■ Requirements ■
Nothing but the lines from the top of the data to the line holding "from bokeh.core.properties import value" should be printed, word for word and both ends included; leave the pictures out.

┏━━

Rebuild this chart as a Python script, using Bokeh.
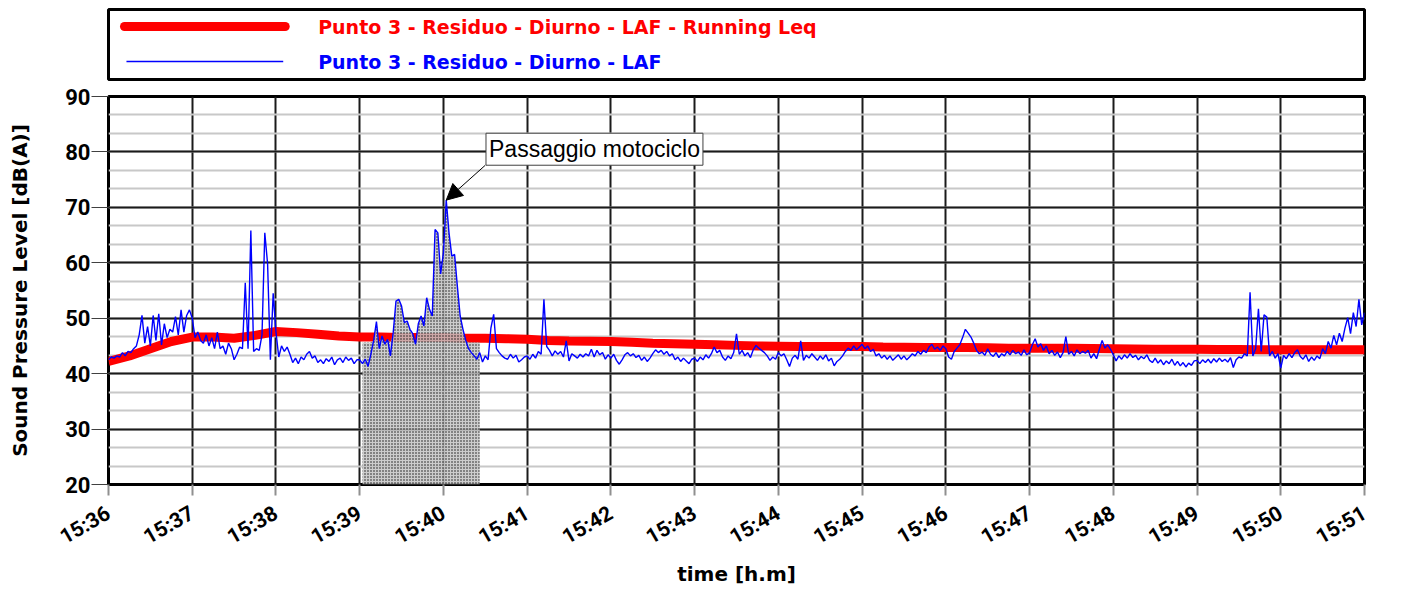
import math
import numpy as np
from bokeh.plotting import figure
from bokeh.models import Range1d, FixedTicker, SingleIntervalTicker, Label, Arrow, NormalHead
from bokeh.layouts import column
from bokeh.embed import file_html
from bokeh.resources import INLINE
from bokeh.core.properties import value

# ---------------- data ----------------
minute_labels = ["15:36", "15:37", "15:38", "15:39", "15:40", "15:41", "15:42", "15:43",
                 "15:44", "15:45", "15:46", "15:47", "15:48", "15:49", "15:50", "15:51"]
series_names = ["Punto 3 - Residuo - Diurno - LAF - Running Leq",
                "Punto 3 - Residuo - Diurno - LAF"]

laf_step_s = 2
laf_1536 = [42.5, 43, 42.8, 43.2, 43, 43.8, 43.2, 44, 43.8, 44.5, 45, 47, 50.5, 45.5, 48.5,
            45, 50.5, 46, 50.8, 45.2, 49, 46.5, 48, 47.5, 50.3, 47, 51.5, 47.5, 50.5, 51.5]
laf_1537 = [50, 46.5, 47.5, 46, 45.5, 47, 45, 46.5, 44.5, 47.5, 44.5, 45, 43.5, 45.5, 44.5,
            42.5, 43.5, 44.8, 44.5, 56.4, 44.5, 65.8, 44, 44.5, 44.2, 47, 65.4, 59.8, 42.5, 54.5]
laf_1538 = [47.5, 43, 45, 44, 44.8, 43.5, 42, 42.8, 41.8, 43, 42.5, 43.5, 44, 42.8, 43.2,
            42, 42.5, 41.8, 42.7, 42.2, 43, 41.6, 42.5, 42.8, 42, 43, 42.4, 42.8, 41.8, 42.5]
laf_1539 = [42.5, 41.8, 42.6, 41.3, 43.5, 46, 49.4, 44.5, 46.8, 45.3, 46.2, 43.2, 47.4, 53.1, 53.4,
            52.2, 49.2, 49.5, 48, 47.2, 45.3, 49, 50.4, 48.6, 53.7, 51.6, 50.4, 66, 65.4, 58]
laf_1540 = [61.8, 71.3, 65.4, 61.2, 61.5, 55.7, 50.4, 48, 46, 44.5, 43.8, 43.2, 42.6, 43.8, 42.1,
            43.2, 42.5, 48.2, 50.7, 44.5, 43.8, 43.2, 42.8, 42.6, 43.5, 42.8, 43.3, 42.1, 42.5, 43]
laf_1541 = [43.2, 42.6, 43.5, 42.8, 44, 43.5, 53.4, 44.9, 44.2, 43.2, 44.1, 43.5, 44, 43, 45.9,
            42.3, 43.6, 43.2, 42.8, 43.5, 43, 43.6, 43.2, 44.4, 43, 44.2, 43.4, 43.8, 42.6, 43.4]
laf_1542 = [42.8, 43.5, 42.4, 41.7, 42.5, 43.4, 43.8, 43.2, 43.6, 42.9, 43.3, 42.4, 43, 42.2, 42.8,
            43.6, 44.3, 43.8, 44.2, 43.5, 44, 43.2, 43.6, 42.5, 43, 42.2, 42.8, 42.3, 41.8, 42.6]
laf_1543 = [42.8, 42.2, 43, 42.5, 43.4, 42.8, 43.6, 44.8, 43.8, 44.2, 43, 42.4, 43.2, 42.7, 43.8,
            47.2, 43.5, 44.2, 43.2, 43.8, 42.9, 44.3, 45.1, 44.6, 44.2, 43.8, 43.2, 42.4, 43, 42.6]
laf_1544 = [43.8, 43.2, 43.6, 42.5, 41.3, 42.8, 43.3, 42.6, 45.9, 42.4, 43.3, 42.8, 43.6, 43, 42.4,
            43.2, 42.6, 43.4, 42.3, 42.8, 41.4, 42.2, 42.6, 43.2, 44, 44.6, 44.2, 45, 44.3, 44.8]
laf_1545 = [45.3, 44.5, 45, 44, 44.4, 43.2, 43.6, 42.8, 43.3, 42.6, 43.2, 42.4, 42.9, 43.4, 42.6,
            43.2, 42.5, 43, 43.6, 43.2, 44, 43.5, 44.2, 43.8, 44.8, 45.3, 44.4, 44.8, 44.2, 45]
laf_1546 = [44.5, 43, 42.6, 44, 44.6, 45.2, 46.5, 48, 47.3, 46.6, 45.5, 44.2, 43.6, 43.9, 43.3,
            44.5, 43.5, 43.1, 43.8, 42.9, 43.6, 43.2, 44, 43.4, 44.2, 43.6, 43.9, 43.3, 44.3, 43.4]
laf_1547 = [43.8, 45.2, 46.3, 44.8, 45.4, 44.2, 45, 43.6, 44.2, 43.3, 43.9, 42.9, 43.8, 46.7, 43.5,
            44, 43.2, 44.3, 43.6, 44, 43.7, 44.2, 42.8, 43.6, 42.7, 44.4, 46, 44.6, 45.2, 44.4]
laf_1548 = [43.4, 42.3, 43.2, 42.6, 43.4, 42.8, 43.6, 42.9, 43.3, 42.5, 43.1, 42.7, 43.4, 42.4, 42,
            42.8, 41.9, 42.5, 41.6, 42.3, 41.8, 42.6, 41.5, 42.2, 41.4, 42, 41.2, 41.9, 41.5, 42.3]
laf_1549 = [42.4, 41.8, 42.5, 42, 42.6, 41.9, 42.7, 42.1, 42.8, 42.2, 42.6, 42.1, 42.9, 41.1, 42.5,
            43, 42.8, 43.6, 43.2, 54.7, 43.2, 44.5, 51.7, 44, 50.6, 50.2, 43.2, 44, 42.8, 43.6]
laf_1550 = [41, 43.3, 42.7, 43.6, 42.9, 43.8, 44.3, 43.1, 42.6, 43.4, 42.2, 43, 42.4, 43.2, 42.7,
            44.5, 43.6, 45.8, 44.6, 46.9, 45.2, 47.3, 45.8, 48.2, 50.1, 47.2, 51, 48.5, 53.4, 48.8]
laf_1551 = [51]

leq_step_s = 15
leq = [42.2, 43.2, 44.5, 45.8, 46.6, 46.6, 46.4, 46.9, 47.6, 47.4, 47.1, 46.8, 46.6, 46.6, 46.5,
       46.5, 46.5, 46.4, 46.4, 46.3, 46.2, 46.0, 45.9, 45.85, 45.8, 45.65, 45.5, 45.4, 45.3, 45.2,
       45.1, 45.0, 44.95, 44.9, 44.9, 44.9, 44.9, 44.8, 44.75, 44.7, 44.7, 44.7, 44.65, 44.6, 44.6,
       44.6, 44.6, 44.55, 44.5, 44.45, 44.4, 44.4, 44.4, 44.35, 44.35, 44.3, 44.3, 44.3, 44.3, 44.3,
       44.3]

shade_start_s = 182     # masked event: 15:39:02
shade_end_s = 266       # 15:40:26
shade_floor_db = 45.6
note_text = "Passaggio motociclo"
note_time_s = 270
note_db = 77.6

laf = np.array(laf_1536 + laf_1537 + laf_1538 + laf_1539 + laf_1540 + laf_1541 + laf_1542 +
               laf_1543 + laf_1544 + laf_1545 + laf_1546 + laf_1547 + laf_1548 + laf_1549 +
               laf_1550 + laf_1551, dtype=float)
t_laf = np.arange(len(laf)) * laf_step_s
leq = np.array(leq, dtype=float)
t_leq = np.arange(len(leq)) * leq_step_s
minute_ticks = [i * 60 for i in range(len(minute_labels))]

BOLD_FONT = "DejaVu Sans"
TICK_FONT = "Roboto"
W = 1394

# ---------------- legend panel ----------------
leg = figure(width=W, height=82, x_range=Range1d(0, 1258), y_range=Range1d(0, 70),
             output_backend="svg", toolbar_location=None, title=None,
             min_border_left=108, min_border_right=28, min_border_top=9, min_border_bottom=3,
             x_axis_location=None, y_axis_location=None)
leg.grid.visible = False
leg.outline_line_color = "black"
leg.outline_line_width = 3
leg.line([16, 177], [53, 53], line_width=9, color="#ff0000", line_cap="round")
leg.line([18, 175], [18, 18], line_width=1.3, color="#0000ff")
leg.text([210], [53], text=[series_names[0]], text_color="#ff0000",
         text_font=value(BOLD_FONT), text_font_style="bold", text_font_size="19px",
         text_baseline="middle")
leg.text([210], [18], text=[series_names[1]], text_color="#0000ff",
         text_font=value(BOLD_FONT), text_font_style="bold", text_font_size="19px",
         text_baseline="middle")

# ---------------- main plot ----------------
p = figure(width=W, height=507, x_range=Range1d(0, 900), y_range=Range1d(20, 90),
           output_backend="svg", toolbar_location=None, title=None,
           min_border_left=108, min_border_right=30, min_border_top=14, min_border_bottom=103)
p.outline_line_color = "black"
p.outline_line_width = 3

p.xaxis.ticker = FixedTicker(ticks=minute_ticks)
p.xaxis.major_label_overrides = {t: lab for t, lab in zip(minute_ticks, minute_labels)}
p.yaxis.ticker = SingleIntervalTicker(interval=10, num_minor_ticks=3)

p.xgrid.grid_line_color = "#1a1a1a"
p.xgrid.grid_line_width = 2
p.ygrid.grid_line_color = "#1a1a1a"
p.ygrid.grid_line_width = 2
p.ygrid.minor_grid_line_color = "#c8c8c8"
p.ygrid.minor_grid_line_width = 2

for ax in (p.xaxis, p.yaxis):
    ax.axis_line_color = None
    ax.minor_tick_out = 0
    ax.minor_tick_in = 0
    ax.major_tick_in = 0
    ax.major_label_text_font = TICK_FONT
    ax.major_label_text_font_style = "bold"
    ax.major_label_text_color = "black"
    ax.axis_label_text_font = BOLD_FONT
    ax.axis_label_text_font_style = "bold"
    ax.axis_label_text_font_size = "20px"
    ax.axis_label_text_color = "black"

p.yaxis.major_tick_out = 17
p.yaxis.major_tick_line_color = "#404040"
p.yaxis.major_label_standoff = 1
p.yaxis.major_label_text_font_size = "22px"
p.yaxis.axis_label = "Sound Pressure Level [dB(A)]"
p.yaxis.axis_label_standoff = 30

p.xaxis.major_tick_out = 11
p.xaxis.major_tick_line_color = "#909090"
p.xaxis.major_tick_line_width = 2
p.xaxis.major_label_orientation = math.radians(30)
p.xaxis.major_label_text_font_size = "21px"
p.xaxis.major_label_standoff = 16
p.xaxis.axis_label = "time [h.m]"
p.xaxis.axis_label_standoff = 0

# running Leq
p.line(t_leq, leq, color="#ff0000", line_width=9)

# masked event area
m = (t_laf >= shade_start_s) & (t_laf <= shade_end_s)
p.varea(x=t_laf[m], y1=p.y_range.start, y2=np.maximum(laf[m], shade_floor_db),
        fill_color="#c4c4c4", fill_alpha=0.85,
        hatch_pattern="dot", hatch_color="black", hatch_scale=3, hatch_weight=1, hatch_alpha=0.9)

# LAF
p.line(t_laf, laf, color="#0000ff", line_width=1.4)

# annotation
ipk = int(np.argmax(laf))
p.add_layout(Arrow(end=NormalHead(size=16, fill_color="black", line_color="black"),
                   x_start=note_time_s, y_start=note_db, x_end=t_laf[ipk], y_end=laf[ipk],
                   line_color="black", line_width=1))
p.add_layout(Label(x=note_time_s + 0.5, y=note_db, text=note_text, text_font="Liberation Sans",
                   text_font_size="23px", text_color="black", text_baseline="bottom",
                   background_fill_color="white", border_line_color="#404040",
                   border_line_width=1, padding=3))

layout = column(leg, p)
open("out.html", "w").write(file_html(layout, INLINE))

┗━━

■ Correct output ■
Rebuild this chart as a Python script, using Bokeh.
import math
import numpy as np
from bokeh.plotting import figure
from bokeh.models import Range1d, FixedTicker, SingleIntervalTicker, Label, Arrow, NormalHead
from bokeh.layouts import column
from bokeh.embed import file_html
from bokeh.resources import INLINE
from bokeh.core.properties import value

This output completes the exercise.